Honestly assessing which areas are your strengths will help give you insight into how you handle situations with your child. If you are competitive, you may have a hard time losing at checkers to your eight-year-old. Or if you are a disciplined person, you may have a hard time with the hectic schedule of a preteen. No matter what assets you have, your children will make you look at them in a different light.

Your children will also magnify your weaknesses exponentially. Murphy's Law never fails here. If you are a clutter bug, prepare not to be able to find your living room. If you have a quick temper, it will soon be able to be set off in two seconds flat, on the hour, every hour. Another funny thing you will find about your weaknesses is that many times they will also be your child's weaknesses. They will be the things that bother you most about what your child does. The reason it bothers you so much is that you see yourself mirrored in your child. Since, as a parent, you don't want your child to mimic your faults, these will be the things that bother you most.

ALERT!

Don't let other people determine what your traits are or what they aren't. When someone labels you with a trait, you may begin to act that way because of the label he or she has given you. Don't give others this much power over how you act.

Never feel boxed in by assessing your traits or typing yourself. If you are doing an honest personal assessment, your type merely identifies your preferred way of dealing with the external world. It should give you confidence in your strengths and throw up red flags to help you deal with your weaknesses. It's your free will to use your strengths and work on your weaknesses. That is part of what makes you an individual.

Building Your Family's Strengths

Your family is a combination of all the individuals who define it. It has a life of its own. It is a tangible entity that has its own strengths and weaknesses. There are things in life that affect the entire family as a whole. Lack of time together, lack of money, and personal trauma can cause tension and weaken family bonds.

Strong families have common qualities that promote their strengths. First, they are committed to each other. They give each other support and encouragement through the bad times, and they share in the joy and excitement of the good times. Second, they openly show caring and appreciation for each other. They notice when one member of the family achieves something or needs support. Third, they communicate with each other. When there is a problem or tension among family members, they know how to communicate the problem without hurting anyone's self-esteem. Fourth, they have strong ties with their community. They are involved in community organizations, churches, and schools. They use these ties to strengthen their inner bonds with each other. Fifth, they aren't afraid to seek outside help. If there is a problem they can't handle, they will turn to where they can find the answer.

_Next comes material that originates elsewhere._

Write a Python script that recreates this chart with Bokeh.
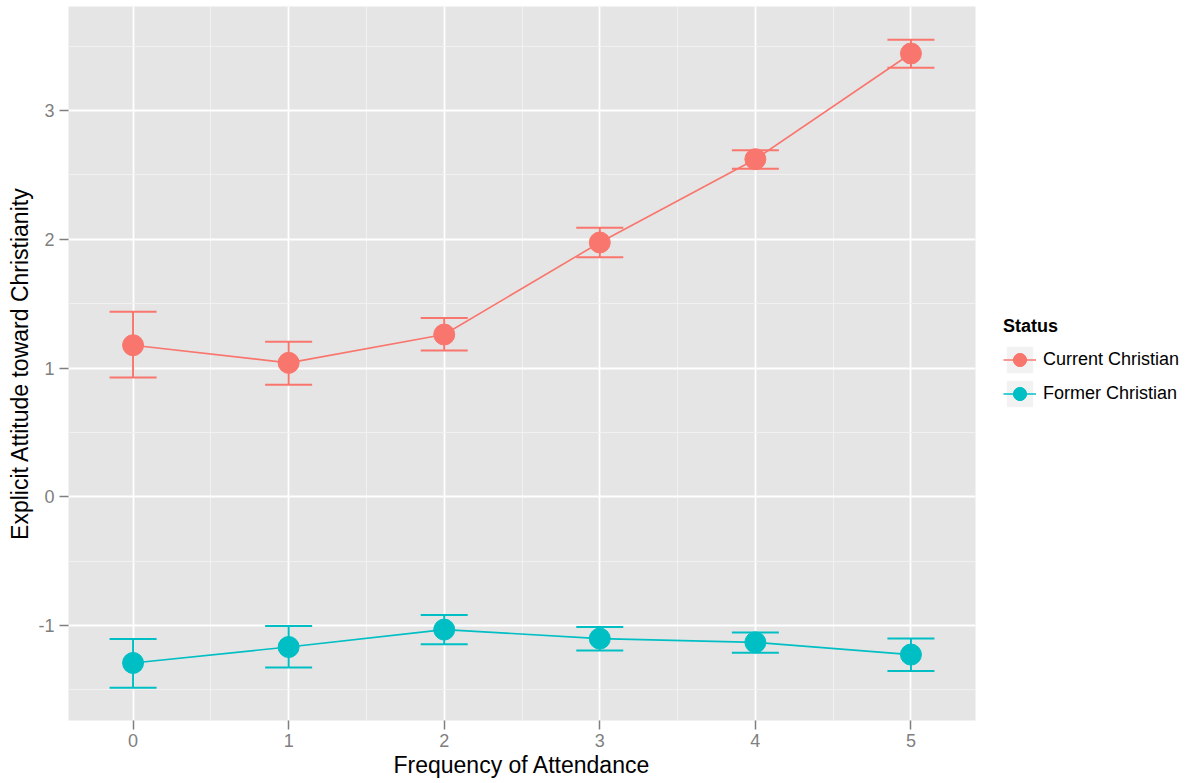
from bokeh.plotting import figure
from bokeh.layouts import row
from bokeh.models import (ColumnDataSource, Whisker, TeeHead, Legend, LegendItem,
                          FixedTicker, Range1d)
from bokeh.embed import file_html
from bokeh.resources import INLINE

# ---- data ----
attendance = [0, 1, 2, 3, 4, 5]
current_mean = [1.177, 1.040, 1.260, 1.975, 2.622, 3.443]
current_upper = [1.436, 1.203, 1.389, 2.089, 2.692, 3.549]
current_lower = [0.926, 0.869, 1.136, 1.861, 2.547, 3.332]
former_mean = [-1.291, -1.167, -1.032, -1.102, -1.131, -1.226]
former_upper = [-1.105, -1.004, -0.918, -1.012, -1.055, -1.102]
former_lower = [-1.483, -1.327, -1.146, -1.195, -1.211, -1.353]
series_names = ["Current Christian", "Former Christian"]
series_colors = ["#F8766D", "#00BFC4"]
legend_title = "Status"
x_ticks = [0, 1, 2, 3, 4, 5]
x_minor = [0.5, 1.5, 2.5, 3.5, 4.5]
y_ticks = [-1, 0, 1, 2, 3]
y_minor = [-1.5, -0.5, 0.5, 1.5, 2.5, 3.5]

FONT = "Liberation Sans"
nan = float("nan")

p = figure(width=980, height=780, output_backend="svg", toolbar_location=None,
           x_range=Range1d(-0.415, 5.415), y_range=Range1d(-1.738, 3.808),
           min_border_left=68, min_border_right=5, min_border_top=6,
           min_border_bottom=55)
p.background_fill_color = "#e5e5e5"
p.border_fill_color = "white"
p.outline_line_color = None

for ax, ticks, minor in ((p.xaxis, x_ticks, x_minor), (p.yaxis, y_ticks, y_minor)):
    ax.ticker = FixedTicker(ticks=ticks, minor_ticks=minor)
    ax.axis_line_color = None
    ax.major_tick_line_color = "#7f7f7f"
    ax.major_tick_line_width = 1.5
    ax.major_tick_out = 9
    ax.major_tick_in = 0
    ax.minor_tick_line_color = None
    ax.major_label_text_font = FONT
    ax.major_label_text_font_size = "18px"
    ax.major_label_text_color = "#7f7f7f"
    ax.axis_label_text_font = FONT
    ax.axis_label_text_font_size = "23px"
    ax.axis_label_text_font_style = "normal"
    ax.axis_label_text_color = "black"

p.xaxis.major_label_standoff = 4
p.yaxis.major_label_standoff = 5
p.yaxis.major_label_overrides = {-1: "-1"}
p.xaxis.axis_label = "Frequency of Attendance"
p.yaxis.axis_label = "Explicit Attitude toward Christianity"
p.xaxis.axis_label_standoff = 2
p.yaxis.axis_label_standoff = 2

for g in (p.xgrid, p.ygrid):
    g.grid_line_color = "white"
    g.grid_line_width = 1.8
    g.minor_grid_line_color = "#f2f2f2"
    g.minor_grid_line_width = 0.9

# legend panel (separate figure to the right of the plot)
lf = figure(width=210, height=780, output_backend="svg", toolbar_location=None,
            x_range=Range1d(0, 1), y_range=Range1d(0, 1),
            x_axis_location=None, y_axis_location=None,
            min_border_left=0, min_border_right=0, min_border_top=0, min_border_bottom=0)
lf.outline_line_color = None
lf.background_fill_color = "white"
lf.border_fill_color = "white"
lf.xgrid.visible = False
lf.ygrid.visible = False

series = ((series_names[0], series_colors[0], current_mean, current_upper, current_lower),
          (series_names[1], series_colors[1], former_mean, former_upper, former_lower))

items = []
for name, color, mean, up, lo in series:
    src = ColumnDataSource(dict(x=attendance, y=mean, upper=up, lower=lo))
    w = Whisker(source=src, base="x", upper="upper", lower="lower", dimension="height",
                line_color=color, line_width=2, level="underlay",
                upper_head=TeeHead(size=47, line_color=color, line_width=2),
                lower_head=TeeHead(size=47, line_color=color, line_width=2))
    p.add_layout(w)
    p.line("x", "y", source=src, line_color=color, line_width=1.6)
    p.scatter("x", "y", source=src, size=21, fill_color=color, line_color=color)
    # legend keys (legend-only renderers, nothing drawn in the legend panel itself)
    bg = lf.quad(left=[nan], right=[nan], top=[nan], bottom=[nan],
                 fill_color="#f2f2f2", line_color=None)
    ln = lf.line([nan], [nan], line_color=color, line_width=1.6)
    sc = lf.scatter([nan], [nan], size=21, fill_color=color, line_color=color)
    items.append(LegendItem(label=name, renderers=[bg, ln, sc]))

legend = Legend(items=items, location=(23, 310), title=legend_title,
                title_text_font=FONT, title_text_font_size="18px",
                title_text_font_style="bold", title_text_color="black", title_standoff=6,
                label_text_font=FONT, label_text_font_size="18px", label_text_color="black",
                glyph_width=33, glyph_height=33, spacing=1, label_standoff=7,
                margin=0, padding=0, background_fill_alpha=0, border_line_color=None)
lf.add_layout(legend)

layout = row(p, lf)
open("out.html", "w").write(file_html(layout, INLINE))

Strong families are successful families. There is a give-and-take between the individual and the family that strengthens each other. When the individual needs help, the family is there for him. When the family needs help, the individuals support it and strengthen it.

Dos and Don'ts of Strengths and Weaknesses

Here is a quick list of what to remember when you are using your strengths and working out your weaknesses.

  • Do give yourself opportunities to encourage your abilities.

  • Don't allow one of your abilities to overshadow your other abilities.

  • Do develop habits that will strengthen your weaknesses.

  • Don't attack yourself because of your weaknesses—everyone has them.

  • Do accept criticism graciously.

  • Don't give criticism freely.

  • Do step out of your comfort zone in order to gain some personal growth.

  • Don't overcompensate for your weaknesses—find some level ground.

  • Do be aware of others and their priorities.

  • Don't dismiss other people because you don't agree with their principles.